В тех странах, где существуют этнические, религиозные и языковые меньшинства, лицам, принадлежащим к таким меньшинствам, не может быть отказано в праве совместно с другими членами той же группы пользоваться своей культурой, исповедовать свою религию и исполнять ее обряды, а также пользоваться родным языком.
Международный пакт о гражданских и политических правах Принят Генеральной Ассамблеей ООН 16 декабря 1966 года
Применение нового, принятого Сеймом в первом чтении Закона о языке позволило бы вполне обеспечить бюджет Государственного центра языка и инспекции по языку. Ведь как один из источников его пополнения законопроект предусматривает штрафы за неправильное использование латышского языка "во всех сферах общественной жизни".
...Если закон примут, незнание латышского станет чревато опасностью для жизни. Ибо "реклама, товарные знаки, этикетки и инструкции по применению оказываемых в Латвии услуг и изготовленных для местного потребления товаров (...) должны быть только на латышском языке". Если Закон о гражданстве запрещает негражданам работать аптекарями, чтобы те не впарили латышскому добру молодцу, другим наречиям не обученному, что-нибудь цианистое, то языковой закон поможет пламенному ненавистнику инородцев сживать иноязычных со свету посредством просроченного крысиного яда или ливерной колбасы.
Перечень глупостей можно продолжить.
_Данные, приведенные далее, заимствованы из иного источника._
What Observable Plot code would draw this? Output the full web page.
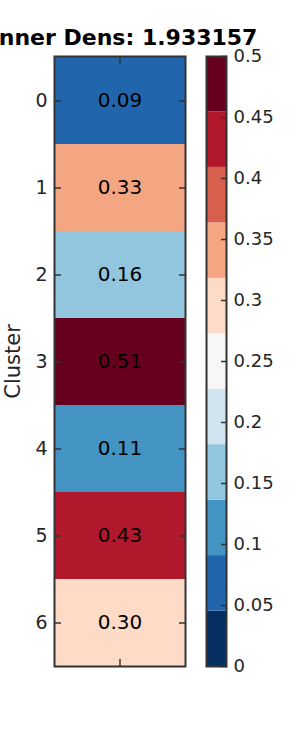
<!DOCTYPE html>
<html><head><meta charset="utf-8">
<script src="https://cdn.jsdelivr.net/npm/d3@7"></script>
<script src="https://cdn.jsdelivr.net/npm/@observablehq/plot@0.6"></script>
<style>
body{margin:0;background:#fff;}
#wrap{position:relative;width:300px;height:750px;overflow:hidden;background:#fff;}
#wrap svg{position:absolute;top:0;}
</style></head><body><div id="wrap"></div>
<script>
const title = "Inner Dens: 1.933157";
const yLabel = "Cluster";
const clusters = [0, 1, 2, 3, 4, 5, 6];
const values = [0.09, 0.33, 0.16, 0.51, 0.11, 0.43, 0.30];
const cbarTicks = [0, 0.05, 0.1, 0.15, 0.2, 0.25, 0.3, 0.35, 0.4, 0.45, 0.5];
const cbarTickLabels = ["0", "0.05", "0.1", "0.15", "0.2", "0.25", "0.3", "0.35", "0.4", "0.45", "0.5"];
const colorDomain = [0, 0.5];
const nColors = 11;

const palette = d3.schemeRdBu[nColors].slice().reverse();
const thresholds = d3.range(1, nColors).map(i => colorDomain[0] + i * (colorDomain[1] - colorDomain[0]) / nColors);
const colorOpts = {type: "threshold", domain: thresholds, range: palette};
const data = clusters.map((c, i) => ({cluster: c, value: values[i], col: ""}));
const bins = d3.pairs([colorDomain[0], ...thresholds, colorDomain[1]]).map(([lo, hi]) => ({lo, hi, mid: (lo + hi) / 2}));
const labelOf = new Map(cbarTicks.map((t, i) => [t, cbarTickLabels[i]]));

const ink = "#262626";
const frameCol = "#333333";

const main = Plot.plot({
  width: 300, height: 750,
  marginLeft: 54, marginRight: 115, marginTop: 56, marginBottom: 84,
  style: {fontFamily: "DejaVu Sans", background: "transparent", overflow: "hidden"},
  x: {type: "band", domain: [""], padding: 0, axis: null, label: null},
  y: {type: "band", domain: clusters, padding: 0, axis: null, label: null},
  color: colorOpts,
  marks: [
    Plot.cell(data, {x: "col", y: "cluster", fill: "value"}),
    Plot.text(data, {x: "col", y: "cluster", text: d => d.value.toFixed(2), fontSize: 20, fill: "#000"}),
    Plot.axisY({anchor: "left", label: null, tickSize: 7, dx: 7, tickPadding: 7, fontSize: 19, fill: ink, stroke: frameCol, strokeWidth: 1.5}),
    Plot.axisY({anchor: "right", label: null, tickSize: 7, dx: -7, tickFormat: () => "", stroke: frameCol, strokeWidth: 1.5}),
    Plot.axisX({anchor: "top", label: null, tickSize: 7, dy: 7, tickFormat: () => "", stroke: frameCol, strokeWidth: 1.5}),
    Plot.axisX({anchor: "bottom", label: null, tickSize: 7, dy: -7, tickFormat: () => "", stroke: frameCol, strokeWidth: 1.5}),
    Plot.frame({stroke: frameCol, strokeWidth: 2}),
    Plot.text([yLabel], {frameAnchor: "left", textAnchor: "middle", rotate: -90, dx: -41, fontSize: 21, fill: ink, lineAnchor: "middle"}),
    Plot.text([title], {frameAnchor: "top", dy: -19, dx: 4, fontSize: 22, fontWeight: "bold", fill: "#000", lineAnchor: "middle"})
  ]
});

const cbar = Plot.plot({
  width: 94, height: 750,
  marginLeft: 0, marginRight: 74, marginTop: 56, marginBottom: 84,
  style: {fontFamily: "DejaVu Sans", background: "transparent", overflow: "visible"},
  y: {domain: colorDomain, axis: null, label: null},
  color: colorOpts,
  marks: [
    Plot.rect(bins, {y1: "lo", y2: "hi", fill: "mid"}),
    Plot.axisY(cbarTicks, {anchor: "right", label: null, tickSize: 6, dx: -6, tickPadding: 7, tickFormat: d => labelOf.get(d), fontSize: 18, fill: ink, stroke: frameCol, strokeWidth: 1.5}),
    Plot.frame({stroke: frameCol, strokeWidth: 2})
  ]
});

const wrap = document.getElementById("wrap");
main.style.left = "0px";
cbar.style.left = "206px";
wrap.appendChild(main);
wrap.appendChild(cbar);
</script>
</body></html>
Можно посоветовать еще раз внимательно пройти проект закона пункт за пунктом и исправить явные нелепости. Увы, вряд ли поможет. Ведь отдельные нелепости проистекают вовсе не от незнания или отсутствия юридического воображения, а от совершенно нелепого, хотя и вполне понятного желания сочинителей закона беречь и хранить родной язык вместо того, чтобы совершенствовать и развивать. Не открыть, сделав соблазнительно доступным, а засолить, замариновать и законсервировать. А потом навязать эти консервы всем и каждому репрессивной властью закона. Итог может оказаться обратным задуманному.
Ужас составителей закона перед всеобщим упадком родного языка близок каждому, кто не страдает неизлечимой языковой глухотой. То, что мы слышим на улице, по телевизору, по радио, читаем в газетах, что раздается в кабинетах и с трибун, можно называть жаргоном, сленгом, арго, но никак не литературным и не латышским. Но в попытке остановить вырождение языка закон грубо ущемляет другую, неприкосновенную в демократическом обществе сферу - права человека. Ограничения и предписания закона приемлемы настолько, насколько регламентируют общение жителя государства с институтами государственной власти. А вот вмешательство последней в частную сферу недопустимо и противоречит международным, Латвией признанным и принятым принципам и законам прав человека. Язык как средство общения относится именно к частной сфере.
В своем нынешнем виде закон нарушает право на неприкосновенность частной жизни, как, впрочем, свободу собраний, высказываний и обмена информацией, поскольку требует надзора со стороны властей за общественными мероприятиями и вообще "во всех сферах общественной жизни". Вторгается он и в сферу свободного предпринимательства, поскольку требует применения государственного языка не только в государственных, но и в частных предприятиях и на собраниях с совещаниями, и во внутренней переписке.
Такого наплыва иностранных дипломатов и представителей международных структур и организаций Сейм не видывал, похоже, со времен обсуждения Закона о гражданстве. Латышский язык и его расцвет, разумеется, наша собственная забота. Но если мы пытаемся поставить язык выше общепринятых прав и свобод человека, то это уже не только наше дело. К счастью, надо сказать.
А то, что радетелей за чистоту языка заботит и нравственная невинность народа и только порнофильмы закон не заставляет в обязательном порядке дублировать на безупречный латышский, утешение слабое.